[Charts and diagrams as code]
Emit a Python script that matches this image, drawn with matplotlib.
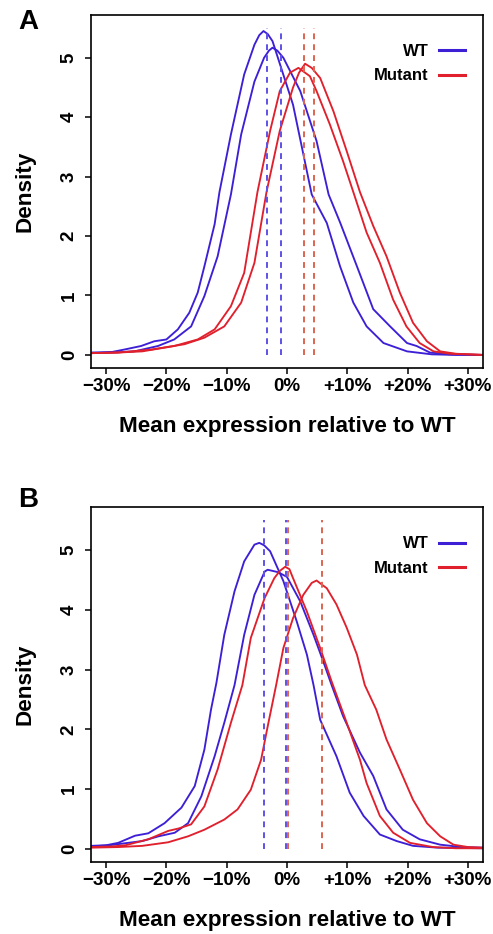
import matplotlib
matplotlib.use('Agg')
import matplotlib.pyplot as plt
from matplotlib.lines import Line2D

plt.rcParams['font.family'] = ['Liberation Sans', 'DejaVu Sans']
plt.rcParams['font.weight'] = 'bold'
plt.rcParams['axes.unicode_minus'] = True

# x values are mean expression relative to WT (in %), y values are density
# ---- panel A ----
a_wt1_x = [-32.5, -29, -27, -24.2, -22, -20, -18.1, -16.2, -14.8, -13.7, -12, -11.2, -9.3, -7.1, -5.4, -4.6,
           -3.9, -3.2, -2.4, -1.7, 1.0, 4.1, 6.6, 8.8, 11.0, 13.2, 16.0, 19.9, 24.0, 28.0, 32.5]
a_wt1_y = [0.04, 0.05, 0.09, 0.15, 0.23, 0.26, 0.43, 0.71, 1.05, 1.49, 2.2, 2.74, 3.71, 4.72, 5.22, 5.38,
           5.45, 5.4, 5.28, 5.06, 4.21, 2.70, 2.22, 1.49, 0.88, 0.48, 0.20, 0.06, 0.01, 0.0, 0.0]
a_wt2_x = [-32.5, -29, -25.3, -21.4, -18.7, -15.9, -13.7, -11.5, -9.3, -7.6, -5.4, -3.8, -3.0, -2.4, -1.6,
           -0.6, 2.2, 4.9, 6.9, 8.8, 11.6, 14.3, 17.1, 19.9, 21.5, 23.7, 27, 32.5]
a_wt2_y = [0.03, 0.04, 0.06, 0.15, 0.26, 0.48, 0.99, 1.66, 2.7, 3.71, 4.6, 5.0, 5.12, 5.17, 5.12,
           5.0, 4.44, 3.6, 2.7, 2.23, 1.49, 0.77, 0.48, 0.2, 0.15, 0.04, 0.01, 0.0]
a_mut1_x = [-32.5, -28, -24, -18.7, -14.8, -12, -9.3, -7.1, -4.9, -2.8, -1.2, 0.5, 1.9, 3.8, 4.9, 7.1, 9.3,
            11.0, 13.2, 15.4, 17.6, 19.8, 22.0, 24.3, 27, 32.5]
a_mut1_y = [0.03, 0.04, 0.06, 0.15, 0.26, 0.43, 0.82, 1.38, 2.74, 3.77, 4.44, 4.75, 4.83, 4.69, 4.44, 3.88, 3.26,
            2.74, 2.06, 1.55, 0.93, 0.48, 0.2, 0.06, 0.02, 0.0]
a_mut2_x = [-32.5, -28, -22.5, -17, -13.7, -10.4, -7.6, -5.4, -3.4, -1.2, 1.0, 2.0, 3.0, 4.1, 5.5, 7.7, 9.9,
            12.1, 14.3, 16.5, 18.7, 20.9, 23.2, 25.4, 28, 32.5]
a_mut2_y = [0.03, 0.04, 0.09, 0.18, 0.29, 0.48, 0.88, 1.55, 2.74, 3.77, 4.5, 4.75, 4.9, 4.83, 4.66, 4.1, 3.43,
            2.74, 2.17, 1.66, 1.05, 0.54, 0.23, 0.06, 0.02, 0.0]
a_wt_means = [-3.3, -1.05]
a_mut_means = [2.9, 4.4]

# ---- panel B ----
b_wt1_x = [-32.5, -30, -28, -25.2, -23, -20.3, -17.5, -15.3, -13.7, -12.6, -11.7, -10.4, -8.7, -7.1, -5.4, -4.6,
           -3.8, -2.8, -0.6, 1.6, 3.3, 4.4, 5.5, 8.2, 10.4, 12.7, 15.4, 18.2, 20.9, 25, 32.5]
b_wt1_y = [0.05, 0.06, 0.1, 0.22, 0.26, 0.43, 0.69, 1.05, 1.66, 2.33, 2.78, 3.58, 4.31, 4.81, 5.09, 5.12,
           5.08, 4.98, 4.48, 3.81, 3.25, 2.74, 2.16, 1.55, 0.94, 0.55, 0.24, 0.13, 0.05, 0.02, 0.01]
b_wt2_x = [-32.5, -29.5, -24, -21.3, -18.6, -16.4, -14.2, -12.0, -10.4, -8.7, -7.1, -5.4, -3.7, -3.2, -1.5, 0.0,
           2.2, 4.4, 6.0, 7.4, 9.3, 12.1, 14.3, 16.5, 19.2, 22.0, 25.4, 29, 32.5]
b_wt2_y = [0.04, 0.06, 0.13, 0.21, 0.27, 0.43, 0.88, 1.55, 2.11, 2.74, 3.58, 4.25, 4.64, 4.67, 4.63, 4.55,
           4.14, 3.58, 3.14, 2.74, 2.22, 1.61, 1.22, 0.66, 0.32, 0.16, 0.07, 0.03, 0.02]
b_mut1_x = [-32.5, -29, -26.8, -23, -19.7, -18, -15.9, -13.7, -11.5, -9.3, -7.4, -6.0, -3.7, -2.1, -1.2, -0.3,
            0.4, 1.0, 3.3, 5.5, 7.4, 9.9, 12.1, 13.2, 15.4, 17.6, 20.4, 24.2, 28, 32.5]
b_mut1_y = [0.03, 0.04, 0.06, 0.16, 0.3, 0.34, 0.41, 0.71, 1.33, 2.11, 2.74, 3.53, 4.2, 4.53, 4.65, 4.72,
            4.68, 4.53, 3.97, 3.36, 2.8, 2.11, 1.49, 1.1, 0.55, 0.27, 0.1, 0.03, 0.01, 0.01]
b_mut2_x = [-32.5, -28, -24, -19.7, -16.4, -13.7, -10.4, -8.2, -6.0, -4.3, -3.2, -1.8, -0.6, 1.0, 2.7, 4.1, 4.9,
            6.6, 8.2, 9.9, 11.6, 12.9, 14.8, 16.5, 18.7, 20.9, 23.2, 25.4, 27.6, 30, 32.5]
b_mut2_y = [0.02, 0.03, 0.05, 0.11, 0.21, 0.32, 0.49, 0.66, 0.99, 1.49, 2.05, 2.74, 3.36, 3.86, 4.25, 4.45, 4.49,
            4.36, 4.09, 3.7, 3.25, 2.74, 2.33, 1.83, 1.33, 0.82, 0.43, 0.21, 0.07, 0.03, 0.02]
b_wt_means = [-3.75, -0.2]
b_mut_means = [0.15, 5.75]

x_ticks = [-30, -20, -10, 0, 10, 20, 30]
x_tick_labels = ['\u221230%', '\u221220%', '\u221210%', '0%', '+10%', '+20%', '+30%']
y_ticks = [0, 1, 2, 3, 4, 5]
mean_top = 5.5

blue = '#3d1fd6'
red = '#e0202c'
blue_dash = '#5e52e6'
red_dash = '#dd6450'


def draw_panel(ax, wt_curves, mut_curves, wt_means, mut_means):
    for x, y in wt_curves:
        ax.plot(x, y, color=blue, lw=1.35, solid_joinstyle='round')
    for x, y in mut_curves:
        ax.plot(x, y, color=red, lw=1.35, solid_joinstyle='round')
    ax.vlines(wt_means, 0, mean_top, colors=blue_dash, linestyles=(0, (3, 2.6)), lw=1.4)
    ax.vlines(mut_means, 0, mean_top, colors=red_dash, linestyles=(0, (3, 2.6)), lw=1.4)

    ax.set_xlim(-32.5, 32.5)
    ax.set_ylim(-0.22, 5.72)
    ax.set_xticks(x_ticks)
    ax.set_xticklabels(x_tick_labels)
    ax.set_yticks(y_ticks)
    ax.tick_params(axis='both', labelsize=13.5, length=4.5, width=1.1, direction='out')
    ax.tick_params(axis='x', pad=3)
    ax.tick_params(axis='y', labelrotation=90, pad=5)
    for lab in ax.get_yticklabels():
        lab.set_va('center')
    for s in ax.spines.values():
        s.set_linewidth(1.2)

    ax.set_xlabel('Mean expression relative to WT', fontsize=16.2, fontweight='bold')
    ax.xaxis.set_label_coords(0.5, -0.165)
    ax.xaxis.label.set_va('center')
    ax.set_ylabel('Density', fontsize=16.2, fontweight='bold')
    ax.yaxis.set_label_coords(-0.168, 0.5)
    ax.yaxis.label.set_va('center')

    handles = [Line2D([], [], color=blue, lw=2.2), Line2D([], [], color=red, lw=2.2)]
    ax.legend(handles, ['WT', 'Mutant'], loc='upper right', bbox_to_anchor=(0.97, 0.936),
              frameon=False, markerfirst=False, handlelength=1.55, handletextpad=0.6,
              labelspacing=0.55, prop={'size': 12, 'weight': 'bold'}, borderaxespad=0)


fig = plt.figure(figsize=(4.93, 9.34), dpi=100)
ax_a = fig.add_axes([91 / 493, 1 - 368 / 934, 392 / 493, 353 / 934])
ax_b = fig.add_axes([91 / 493, 1 - 862 / 934, 392 / 493, 355 / 934])

draw_panel(ax_a, [(a_wt1_x, a_wt1_y), (a_wt2_x, a_wt2_y)],
           [(a_mut1_x, a_mut1_y), (a_mut2_x, a_mut2_y)], a_wt_means, a_mut_means)
draw_panel(ax_b, [(b_wt1_x, b_wt1_y), (b_wt2_x, b_wt2_y)],
           [(b_mut1_x, b_mut1_y), (b_mut2_x, b_mut2_y)], b_wt_means, b_mut_means)

fig.text(28 / 493, 1 - 22 / 934, 'A', fontsize=20, fontweight='bold', ha='center', va='center')
fig.text(28 / 493, 1 - 500 / 934, 'B', fontsize=20, fontweight='bold', ha='center', va='center')

fig.savefig('out.png', dpi=100)
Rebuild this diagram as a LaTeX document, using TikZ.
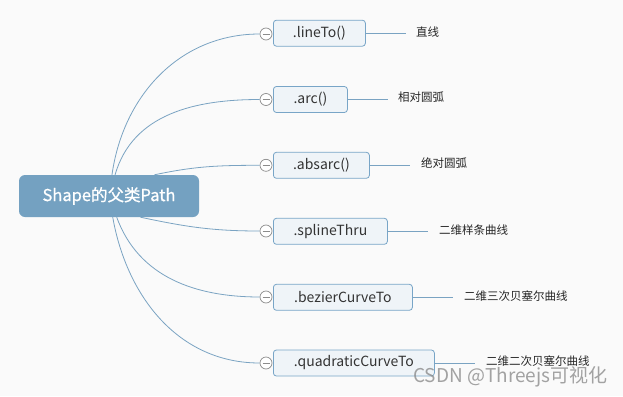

TASK GOAL - Take the records from their first line through the line containing "a_mut_means = [2.9, 4.4]" and please return exactly those lines, both ends included, minus the pictures.

FINAL RESULT -
Emit a Python script that matches this image, drawn with matplotlib.
import matplotlib
matplotlib.use('Agg')
import matplotlib.pyplot as plt
from matplotlib.lines import Line2D

plt.rcParams['font.family'] = ['Liberation Sans', 'DejaVu Sans']
plt.rcParams['font.weight'] = 'bold'
plt.rcParams['axes.unicode_minus'] = True

# x values are mean expression relative to WT (in %), y values are density
# ---- panel A ----
a_wt1_x = [-32.5, -29, -27, -24.2, -22, -20, -18.1, -16.2, -14.8, -13.7, -12, -11.2, -9.3, -7.1, -5.4, -4.6,
           -3.9, -3.2, -2.4, -1.7, 1.0, 4.1, 6.6, 8.8, 11.0, 13.2, 16.0, 19.9, 24.0, 28.0, 32.5]
a_wt1_y = [0.04, 0.05, 0.09, 0.15, 0.23, 0.26, 0.43, 0.71, 1.05, 1.49, 2.2, 2.74, 3.71, 4.72, 5.22, 5.38,
           5.45, 5.4, 5.28, 5.06, 4.21, 2.70, 2.22, 1.49, 0.88, 0.48, 0.20, 0.06, 0.01, 0.0, 0.0]
a_wt2_x = [-32.5, -29, -25.3, -21.4, -18.7, -15.9, -13.7, -11.5, -9.3, -7.6, -5.4, -3.8, -3.0, -2.4, -1.6,
           -0.6, 2.2, 4.9, 6.9, 8.8, 11.6, 14.3, 17.1, 19.9, 21.5, 23.7, 27, 32.5]
a_wt2_y = [0.03, 0.04, 0.06, 0.15, 0.26, 0.48, 0.99, 1.66, 2.7, 3.71, 4.6, 5.0, 5.12, 5.17, 5.12,
           5.0, 4.44, 3.6, 2.7, 2.23, 1.49, 0.77, 0.48, 0.2, 0.15, 0.04, 0.01, 0.0]
a_mut1_x = [-32.5, -28, -24, -18.7, -14.8, -12, -9.3, -7.1, -4.9, -2.8, -1.2, 0.5, 1.9, 3.8, 4.9, 7.1, 9.3,
            11.0, 13.2, 15.4, 17.6, 19.8, 22.0, 24.3, 27, 32.5]
a_mut1_y = [0.03, 0.04, 0.06, 0.15, 0.26, 0.43, 0.82, 1.38, 2.74, 3.77, 4.44, 4.75, 4.83, 4.69, 4.44, 3.88, 3.26,
            2.74, 2.06, 1.55, 0.93, 0.48, 0.2, 0.06, 0.02, 0.0]
a_mut2_x = [-32.5, -28, -22.5, -17, -13.7, -10.4, -7.6, -5.4, -3.4, -1.2, 1.0, 2.0, 3.0, 4.1, 5.5, 7.7, 9.9,
            12.1, 14.3, 16.5, 18.7, 20.9, 23.2, 25.4, 28, 32.5]
a_mut2_y = [0.03, 0.04, 0.09, 0.18, 0.29, 0.48, 0.88, 1.55, 2.74, 3.77, 4.5, 4.75, 4.9, 4.83, 4.66, 4.1, 3.43,
            2.74, 2.17, 1.66, 1.05, 0.54, 0.23, 0.06, 0.02, 0.0]
a_wt_means = [-3.3, -1.05]
a_mut_means = [2.9, 4.4]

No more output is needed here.